Friend not paid for hen party. Would I BU to...
(194 Posts)Looking for some advice. I probably am being really unreasonable and passive aggressive too so feel free to tell me so!
A group of friends and I booked a weekend away for my hen party. Everyone confirmed they were happy with dates and costs. I booked and paid for it all. One person has not paid and is now saying they will not be coming (Quite a flaky friend- always cancels). I explained that I had paid for her place but she is refusing to give me the £100. I'm not going to ask the others to split the cost of her place because it is not fair for their costs to go up because she pulled out. I originally said this as a joke but now seriously considering it...would I be unreasonable to give her an evening invite to the wedding now instead of a day invite? It would mean I save quite a bit of money and can recoup the hen party costs 😁 I never mentioned day/evening invites previously when letting people know the date. Given her past, it would be quite likely she would not turn up for the wedding anyway!

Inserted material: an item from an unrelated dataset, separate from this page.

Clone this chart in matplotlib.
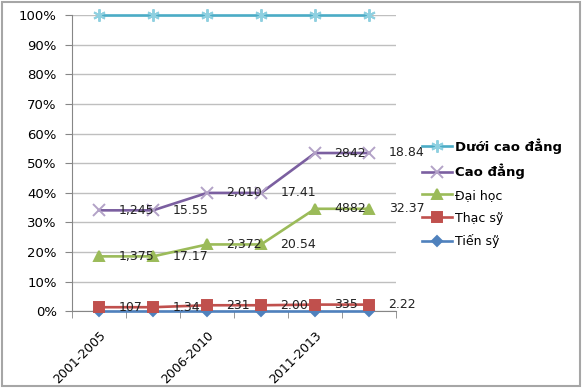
import matplotlib.pyplot as plt
from matplotlib.patches import Rectangle
from matplotlib.transforms import ScaledTranslation
import numpy as np

periods = ["2001-2005", "2006-2010", "2011-2013"]
# each period has two columns: head count and percent
tick_labels = ["2001-2005", "", "2006-2010", "", "2011-2013", ""]

tien_sy = [0, 0, 0, 0, 0, 0]
thac_sy = [107, 1.34, 231, 2.00, 335, 2.22]
dai_hoc = [1375, 17.17, 2372, 20.54, 4882, 32.37]
cao_dang = [1245, 15.55, 2010, 17.41, 2842, 18.84]
duoi_cao_dang = [5279, 65.94, 6935, 60.05, 7026, 46.57]

thac_sy_labels = ["107", "1.34", "231", "2.00", "335", "2.22"]
dai_hoc_labels = ["1,375", "17.17", "2,372", "20.54", "4882", "32.37"]
cao_dang_labels = ["1,245", "15.55", "2,010", "17.41", "2842", "18.84"]

names = ["Tiến sỹ", "Thạc sỹ", "Đại học", "Cao đẳng", "Dưới cao đẳng"]
colors = ["#4f81bd", "#c0504d", "#9bbb59", "#7b5fa0", "#4bacc6"]
mcolors = ["#4f81bd", "#c0504d", "#9bbb59", "#b3a2c7", "#8fd0e0"]
markers = ["D", "s", "^", "x", (6, 2, 0)]
msizes = [5.5, 7, 6.5, 8, 9]
labels = [None, thac_sy_labels, dai_hoc_labels, cao_dang_labels, None]

data = np.array([tien_sy, thac_sy, dai_hoc, cao_dang, duoi_cao_dang], dtype=float)
stacked = data.cumsum(axis=0) / data.sum(axis=0) * 100

fig = plt.figure(figsize=(5.83, 3.88), dpi=100)
ax = fig.add_axes([0.1235, 0.198, 0.556, 0.763])
x = np.arange(6)

handles = []
for i in range(5):
    h, = ax.plot(x, stacked[i], color=colors[i], lw=1.9, marker=markers[i],
                 ms=msizes[i], mfc=mcolors[i], mec=mcolors[i], mew=1.4,
                 label=names[i], zorder=3 + i, clip_on=False)
    handles.append(h)
    if labels[i] is not None:
        for xi, yi, t in zip(x, stacked[i], labels[i]):
            ax.annotate(t, (xi, yi), xytext=(14, 0), textcoords="offset points",
                        va="center", ha="left", fontsize=9, color="#222222",
                        zorder=10)

ax.set_xlim(-0.5, 5.5)
ax.set_ylim(0, 100)
ax.set_yticks(np.arange(0, 101, 10))
ax.set_yticklabels([f"{v}%" for v in range(0, 101, 10)], fontsize=9.5)
ax.set_xticks(x)
ax.set_xticklabels(tick_labels, rotation=45, ha="right", rotation_mode="anchor", fontsize=9)
shift = ScaledTranslation(-7 / 100, 0, fig.dpi_scale_trans)
for lab in ax.get_xticklabels():
    lab.set_transform(lab.get_transform() + shift)
ax.set_xticks(np.arange(-0.5, 6, 1), minor=True)
ax.tick_params(axis="x", which="major", length=0, pad=13)
ax.tick_params(axis="x", which="minor", length=5, color="#868686")
ax.tick_params(axis="y", length=5, color="#868686", pad=6)
ax.grid(axis="y", color="#bfbfbf", lw=1)
ax.set_axisbelow(True)
for s in ["top", "right"]:
    ax.spines[s].set_visible(False)
for s in ["left", "bottom"]:
    ax.spines[s].set_color("#868686")

leg = fig.legend(handles[::-1], names[::-1], loc="upper left",
                 bbox_to_anchor=(0.705, 0.673), frameon=False, fontsize=9,
                 handlelength=2.4, handletextpad=0.2, labelspacing=0.78)
for t in leg.get_texts()[:2]:
    t.set_fontweight("bold")
    t.set_fontsize(9.5)

fig.patches.append(Rectangle((0.003, 0.004), 0.992, 0.992, transform=fig.transFigure,
                             fill=False, ec="#a6a6a6", lw=1.5))
fig.savefig("out.png", dpi=100)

I wouldn't invite her at all. Cut flakey people loose.
Okay I’m going to hate myself for saying this, as what you are suggesting is rude as fuck...
But no YWNBUruns away and hides
I would ask her one final time and give a date to pay by. If she hasn’t paid I would not send an invite. It’s so rude.
Of course cancel her wedding invitation. I wouldn’t invite her to the evening do either.
Lumbering someone with £100 and having no problem with it morally? Not a friend you want to keep.
I guess it depends on whether you want to continue the friendship or not. If not, then uninvite her.
Evening invitation is a great idea.
You're not actually uninviting her as she hasn't received the invite so yanbu.
I wouldn't invite her to either. She's a complete twat for leaving you £100 short, I'd never dream of doing this to any of my mates.
What's rude AF is to flake out and cost someone 100 quid.
I wouldn’t invite her at all.
Agree, maybe one last reminder to pay by xxx then if she doesn't, don't invite her at all. Nobody needs friends like that.
Yes. I'd withdraw her day invitation. If she asks why then explain that her pulling out of the hen do cost you money and you don't want to have the same happen with the wedding.
Evening invitation sounds ideal.
I wouldn’t invite her to be fair but an evening invitation is a nice gesture if you’re wanting to keep the friendship
I'd send her one last message asking for the money, if she doesn't pay up, don't invite her at all. Not at all unreasonable.
Just the evening invite, she doesn't deserve that though tbh
If you had booked and paid for a place for me (with me having agreed plans) and I needed to drop out, I would ask if there was any way the venue would give you a refund on the unused space. If the answer was No, I would pay up.
Dont invite her to the wedding
I agree.. I would not be inviting her atall.
Did she actually actually say she was coming and was happy with the cost before you booked? And now it’s time to pay for what she agreed to, she’s cancelled and refusing to pay?! I’m astounded someone could be that rude! YWNBU to give her an evening invite but I’d probably go one step further and not invite her at all.
Of course YANBU
the only question is: do you want to invite her at all? If you want to still make an effort, evening is fine.
YADNBU!
Did she actually actually say she was coming and was happy with the cost before you booked?
It's in the OP.
Everyone confirmed they were happy with dates and costs.
YWDNBU
But IWBVU to not come back to the thread and tell us how it goes down
I can't fathom how someone would happily leave a friend £100 out of pocket like that. So selfish!